Not enough room for wired pages?

One of my systems is running FreeBSD/amd64 9.0-STABLE and is using ZFS for all its worth. The amount of installed memory in this system is 8 gibibytes, which should be enough to please even ZFS’ ARC. After a few hours of uptime not everyone are happy, and one of those unhappy guys are GnuPG.

The mlock(2) system call comes in handy if you want to prevent your pages from being paged out. GnuPG tries to use the mlock(2) system call to secure a few pages of memory, memory it will use for storing sensitive stuff such as decrypted private keys, etc.

As you might have guessed, there is a potential for abuse. Only a user with a uid of 0 (zero) is allowed to use the mlock(2) system call, and this is the reason why some of us like to have the gpg2 executable marked as “setuid root”. GnuPG will change to the uid of the real user once some housekeeping is all set, including the call to mlock(2).

There exist a sysctl(3) oid named vm.max_wired controlling how many pages are allowed to be wired at the same time, i.e. the number of pages secured from being paged out due to the use of the mlock(2) system call.
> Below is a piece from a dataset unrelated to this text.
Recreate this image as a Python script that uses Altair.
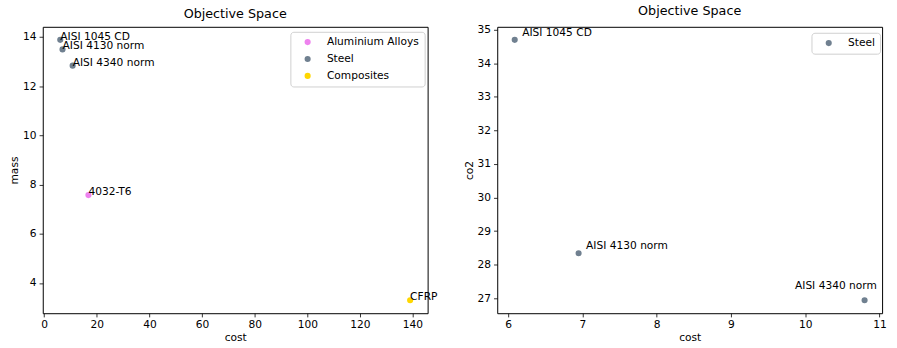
import altair as alt
import pandas as pd

# ---- data ----
names = ["AISI 1045 CD", "AISI 4130 norm", "AISI 4340 norm", "4032-T6", "CFRP"]
classes = ["Steel", "Steel", "Steel", "Aluminium Alloys", "Composites"]
cost = [6.09, 6.95, 10.80, 16.8, 139.1]
mass = [13.88, 13.49, 12.83, 7.57, 3.30]

steel_names = ["AISI 1045 CD", "AISI 4130 norm", "AISI 4340 norm"]
steel_cost = [6.09, 6.95, 10.80]
steel_co2 = [34.70, 28.34, 26.94]

class_order = ["Aluminium Alloys", "Steel", "Composites"]
class_colors = ["#EE82EE", "#708090", "#FFD700"]

left_xticks = [0, 20, 40, 60, 80, 100, 120, 140]
left_yticks = [4, 6, 8, 10, 12, 14]
right_xticks = [6, 7, 8, 9, 10, 11]
right_yticks = [27, 28, 29, 30, 31, 32, 33, 34, 35]

df1 = pd.DataFrame({"name": names, "cls": classes, "cost": cost, "mass": mass})
df2 = pd.DataFrame({"name": steel_names, "cls": ["Steel"] * 3,
                    "cost": steel_cost, "co2": steel_co2})


def pad_domain(vals, frac=0.05):
    lo, hi = min(vals), max(vals)
    m = (hi - lo) * frac
    return [lo - m, hi + m]


FONT = "DejaVu Sans"
FS = 10.7
TFS = 12.8
W, H = 387, 288

# ---- left panel ----
base1 = alt.Chart(df1)
x1 = alt.X("cost:Q", title="cost",
           scale=alt.Scale(domain=pad_domain(cost), nice=False, zero=False),
           axis=alt.Axis(values=left_xticks))
y1 = alt.Y("mass:Q", title="mass",
           scale=alt.Scale(domain=pad_domain(mass), nice=False, zero=False),
           axis=alt.Axis(values=left_yticks))

pts1 = base1.mark_circle(size=38, opacity=1).encode(
    x=x1, y=y1,
    color=alt.Color("cls:N", title=None,
                    scale=alt.Scale(domain=class_order, range=class_colors),
                    legend=alt.Legend(orient="none", legendX=249, legendY=5,
                                      padding=5, symbolOffset=7,
                                      labelOffset=14, rowPadding=5)),
)
txt1 = base1.mark_text(align="left", baseline="alphabetic", dx=0, dy=0,
                       fontSize=FS, font=FONT, color="black").encode(
    x=x1, y=y1, text="name:N")
left = alt.layer(pts1, txt1).properties(
    width=W, height=H,
    title=alt.TitleParams("Objective Space", fontSize=TFS, font=FONT,
                          fontWeight="normal", offset=6, color="black"))

# ---- right panel ----
base2 = alt.Chart(df2)
x2 = alt.X("cost:Q", title="cost",
           scale=alt.Scale(domain=pad_domain(steel_cost), nice=False, zero=False),
           axis=alt.Axis(values=right_xticks))
y2 = alt.Y("co2:Q", title="co2",
           scale=alt.Scale(domain=pad_domain(steel_co2), nice=False, zero=False),
           axis=alt.Axis(values=right_yticks))

pts2 = base2.mark_circle(size=38, opacity=1).encode(
    x=x2, y=y2,
    color=alt.Color("cls:N", title=None,
                    scale=alt.Scale(domain=["Steel"], range=["#708090"]),
                    legend=alt.Legend(orient="none", legendX=316, legendY=6,
                                      padding=5, symbolOffset=7,
                                      labelOffset=14, rowPadding=5)),
)
txt2a = base2.transform_filter(alt.datum.name != "AISI 4340 norm").mark_text(
    align="left", baseline="alphabetic", dx=7.5, dy=-4,
    fontSize=FS, font=FONT, color="black").encode(x=x2, y=y2, text="name:N")
txt2b = base2.transform_filter(alt.datum.name == "AISI 4340 norm").mark_text(
    align="left", baseline="alphabetic", dx=-70, dy=-11,
    fontSize=FS, font=FONT, color="black").encode(x=x2, y=y2, text="name:N")
right = alt.layer(pts2, txt2a, txt2b).properties(
    width=W, height=H,
    title=alt.TitleParams("Objective Space", fontSize=TFS, font=FONT,
                          fontWeight="normal", offset=6, color="black"))

chart = alt.hconcat(left, right, spacing=70, bounds="flush").resolve_scale(
    color="independent"
).properties(
    padding={"left": 8, "top": 3, "right": 10, "bottom": 2},
    background="white"
).configure_view(
    stroke="black", strokeWidth=1
).configure_axis(
    domain=False, grid=False, ticks=True, tickSize=3.7, tickColor="black",
    tickWidth=0.8, labelFontSize=FS, labelFont=FONT, labelColor="black",
    labelPadding=3, titleFontSize=FS, titleFont=FONT, titleColor="black",
    titleFontWeight="normal", titlePadding=3, labelFlush=False,
    labelOverlap=False
).configure_legend(
    labelFontSize=FS, labelFont=FONT, labelColor="black",
    symbolType="circle", symbolSize=38, symbolStrokeWidth=0,
    strokeColor="#d0d0d0", fillColor="white", cornerRadius=3
)

chart.save("out.html", embed_options={"renderer": "svg", "actions": False})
The value for this sysctl(3) is normally derived at boot time and is set to 1/3 the amount of physical memory. See the function vm_pageout() in the stable/9/sys/vm/vm_pageout.c file, from around line 1477 onwards.

Things get more complicated as it turns out that the memory used by the ZFS’ ARC are also wired, and is counted against the vm.max_wired sysctl(3).

I figured allowing for up to 7 gibibytes of wired memory should be enough to please the needs of both the kernel and the userland, while preventing the entire physical memory from being wired, which in turn would prevent any paging and swapping from occuring at all.

Do note the value for the vm.max_wired sysctl(3) is measured in 4K pages, where 4K equals 4096 bytes.

7 GiB equals 7168 MiB (multiply by 1024), which equals 7340032 KiB (again, multiply by 1024). Divide 7340032 KiB by 4 KiB and you’ll get 1835008 4K pages.

I added these lines to the /etc/sysctl.conf file:

# Allow for up to 7 GiB = 1835008 4K pages of wired memory:
vm.max_wired=1835008

Unless you want to reboot your system at this time, you can also run the following command as root:

root@enterprise:~>sysctl vm.max_wired=1835008

I guess not everyone will agree with me, but I propose the logic for the vm.max_wired sysctl(3) be changed so that wired pages belonging to the kernel is exempted from being counted as such. Thus, the vm.max_wired sysctl(3) will only control the amount of userland wired pages.

The kernel is after all limited to the amount of memory dictated by the vm.kmem_size_max tuneable, and the ZFS’ ARC’s use of memory is limited to the vfs.zfs.arc_max tuneable, which in turn must be smaller than the vm.kmem_size_max tuneable.

Here’s the source for a small test program I created to debug this issue:

#include <sys/mman.h>

#include <errno.h>
#include <stdio.h>
#include <stdlib.h>
#include <string.h>
#include <unistd.h>

int main(int argc, char **argv)
{
  void *p;
  long s = sysconf(_SC_PAGESIZE);

  if ( (p = malloc(s)) == NULL) {
    fprintf(stderr,
            "%s: malloc(s) => malloc(%ld): %s (%d)\n",
            argv[0], s, strerror(errno), errno);
    return 1;
  } // if

  if (mlock(p, s) == -1) {
    fprintf(stderr,
            "%s: mlock(p, s) => mlock(%p, %ld): %s (%d)\n",
            argv[0], p, s, strerror(errno), errno);
    return 1;
  } // if

  return 0;
} // main()

// mlocktest.c

Running this program as a regular user would produce:

./mlocktest: mlock(p, s) => mlock(0x800c08000, 4096): Operation not permitted (1)

Before tweaking the vm.max_wired sysctl(3), this program would sometimes produce the following when run as root, depending on the uptime and the size of the ZFS’ ARC:

./mlocktest: mlock(p, s) => mlock(0x800c08000, 4096): Resource temporarily unavailable (35)